Kita sering diperingatkan bahwa ketidakpercayaan terhadap agama yang dianut saat ini dapat membuat kita terjerumus dalam neraka dan kehilangan nikmat surga. Akan tetapi, neraka dan surga dari agama yang mana?
Kita juga sering diperingatkan untuk selalu percaya pada Tuhan, agar tetap bisa diselamatkan. Akan tetapi, Tuhan yang mana?
Bagaimana dengan kemungkinan salah pilih? Apakah Yahweh? Apakah Allah? Apakah Siva? Apakah Tuhan dari agama di belahan dunia lain yang bahkan nama-Nya belum pernah kita dengar?
Pertanyaan di atas mungkin dijawab dengan “bagaimana jika kamu salah?” akan tetapi, bagaimana jika ternyata kita tidak salah?

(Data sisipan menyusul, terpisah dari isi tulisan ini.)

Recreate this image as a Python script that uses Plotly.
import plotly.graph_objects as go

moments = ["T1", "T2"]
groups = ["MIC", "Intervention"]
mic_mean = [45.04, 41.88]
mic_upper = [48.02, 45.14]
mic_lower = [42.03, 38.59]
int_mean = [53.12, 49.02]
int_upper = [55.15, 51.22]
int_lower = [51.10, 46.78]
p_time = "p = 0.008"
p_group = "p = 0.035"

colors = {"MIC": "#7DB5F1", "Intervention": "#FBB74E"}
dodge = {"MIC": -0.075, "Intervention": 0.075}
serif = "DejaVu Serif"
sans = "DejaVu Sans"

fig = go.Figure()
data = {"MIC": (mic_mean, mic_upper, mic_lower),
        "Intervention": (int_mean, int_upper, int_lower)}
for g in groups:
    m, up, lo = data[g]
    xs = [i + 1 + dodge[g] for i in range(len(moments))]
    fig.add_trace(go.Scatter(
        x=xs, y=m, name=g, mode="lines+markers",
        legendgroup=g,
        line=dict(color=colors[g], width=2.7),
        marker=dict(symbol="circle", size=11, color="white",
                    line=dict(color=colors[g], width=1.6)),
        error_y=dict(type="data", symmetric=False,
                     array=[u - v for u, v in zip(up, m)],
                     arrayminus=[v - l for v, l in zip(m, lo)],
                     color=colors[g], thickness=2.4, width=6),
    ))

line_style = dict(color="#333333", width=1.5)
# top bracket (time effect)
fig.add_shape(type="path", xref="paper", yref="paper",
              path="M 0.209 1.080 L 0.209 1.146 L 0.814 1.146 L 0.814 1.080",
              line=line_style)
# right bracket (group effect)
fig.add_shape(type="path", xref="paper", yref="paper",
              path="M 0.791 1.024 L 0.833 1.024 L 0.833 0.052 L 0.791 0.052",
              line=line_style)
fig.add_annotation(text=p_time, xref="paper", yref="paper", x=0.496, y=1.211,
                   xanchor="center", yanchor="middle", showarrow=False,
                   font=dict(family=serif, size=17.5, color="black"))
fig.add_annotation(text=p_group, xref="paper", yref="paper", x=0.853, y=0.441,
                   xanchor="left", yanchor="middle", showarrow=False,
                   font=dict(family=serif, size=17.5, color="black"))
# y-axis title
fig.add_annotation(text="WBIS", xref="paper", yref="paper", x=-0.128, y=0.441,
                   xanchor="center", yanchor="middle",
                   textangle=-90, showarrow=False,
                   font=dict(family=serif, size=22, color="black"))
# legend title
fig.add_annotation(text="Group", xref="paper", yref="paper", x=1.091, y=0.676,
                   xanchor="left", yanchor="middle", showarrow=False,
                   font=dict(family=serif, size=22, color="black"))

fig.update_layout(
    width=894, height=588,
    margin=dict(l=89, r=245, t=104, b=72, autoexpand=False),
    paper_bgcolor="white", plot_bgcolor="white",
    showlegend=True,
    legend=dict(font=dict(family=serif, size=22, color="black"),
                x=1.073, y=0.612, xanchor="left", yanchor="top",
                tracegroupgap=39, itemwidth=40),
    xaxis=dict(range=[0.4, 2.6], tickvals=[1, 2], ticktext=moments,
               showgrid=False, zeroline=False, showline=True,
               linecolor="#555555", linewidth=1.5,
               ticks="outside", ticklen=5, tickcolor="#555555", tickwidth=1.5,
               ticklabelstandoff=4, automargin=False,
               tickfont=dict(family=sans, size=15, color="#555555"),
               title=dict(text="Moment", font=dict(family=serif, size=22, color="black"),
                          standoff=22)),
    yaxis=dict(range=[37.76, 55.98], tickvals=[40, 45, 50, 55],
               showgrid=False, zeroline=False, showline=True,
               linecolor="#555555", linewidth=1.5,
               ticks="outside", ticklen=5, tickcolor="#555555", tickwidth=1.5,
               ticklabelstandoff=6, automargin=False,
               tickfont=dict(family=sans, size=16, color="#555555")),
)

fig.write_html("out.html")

Apakah kita sebenarnya sudah menjadi ateis, kecuali pada Tuhan dari agama kita sendiri? Sebab jelas bagi kita bahwa penganut agama lain adalah orang-orang sesat, padahal mereka juga berpikir sama terhadap kita. Cara kita memandang mereka, sama persis dengan cara mereka memandang kita.
Setiap umat beragama menjalankan ajaran-Nya dengan alasan yang sama seperti kita terhadap agama masing-masing, akan tetapi tetap ada alasan untuk menyebut agama mereka keliru. Kita juga tidak pernah membayangkan bakal terjerumus dalam neraka agama mereka.

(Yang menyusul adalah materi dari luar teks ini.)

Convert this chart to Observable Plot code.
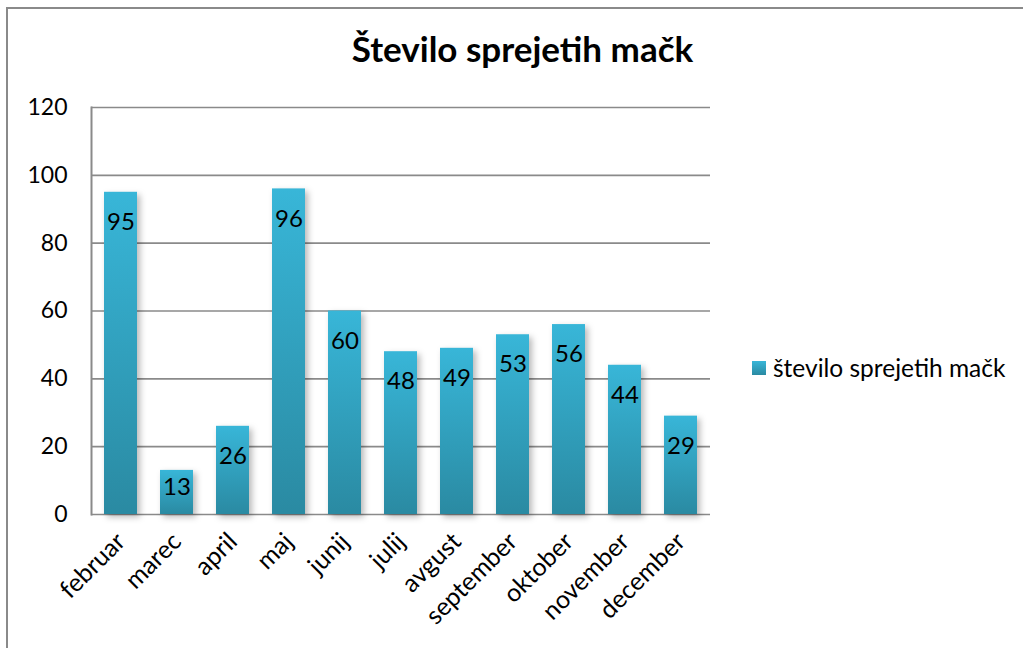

Apakah tidak benar, jika agama disebut sebagai gagasan dari manusia kuno ketika berusaha ingin menjelaskan dunia yang penuh kekacauan dan ketidakpastian pada masa itu dengan pemahamannya masing-masing?
Apakah kita masih memerlukan cerita-cerita penenteram agar membuat kita merasa aman?
…
Bila demikian, mungkinkah kita mulai berhenti menyebut bahwa budaya kita lebih baik daripada budaya orang lain, suku kita lebih dimuliakan daripada suku lain?
Apakah tidak lebih baik jika kita mulai membuka diri, memahami sudut pandang berbeda, dan menyadari hal-hal baru meskipun itu menghancurkan kesombongan kita, melukai ego, atau bahkan menusuk pola pikir kita selama ini, dan membuat kita paham bahwa tak semua hal bisa terjawab begitu saja?
Apakah kita siap menghadapi pertanyaan-pertanyaan mendasar ini?
…dan “bukankah lebih baik menerima kebenaran yang pahit, daripada kisah bohong yang menyenangkan?” (Carl Sagan)
[]
Ditulis oleh orang yang masih punya agama, kok. Jadi, tenang saja.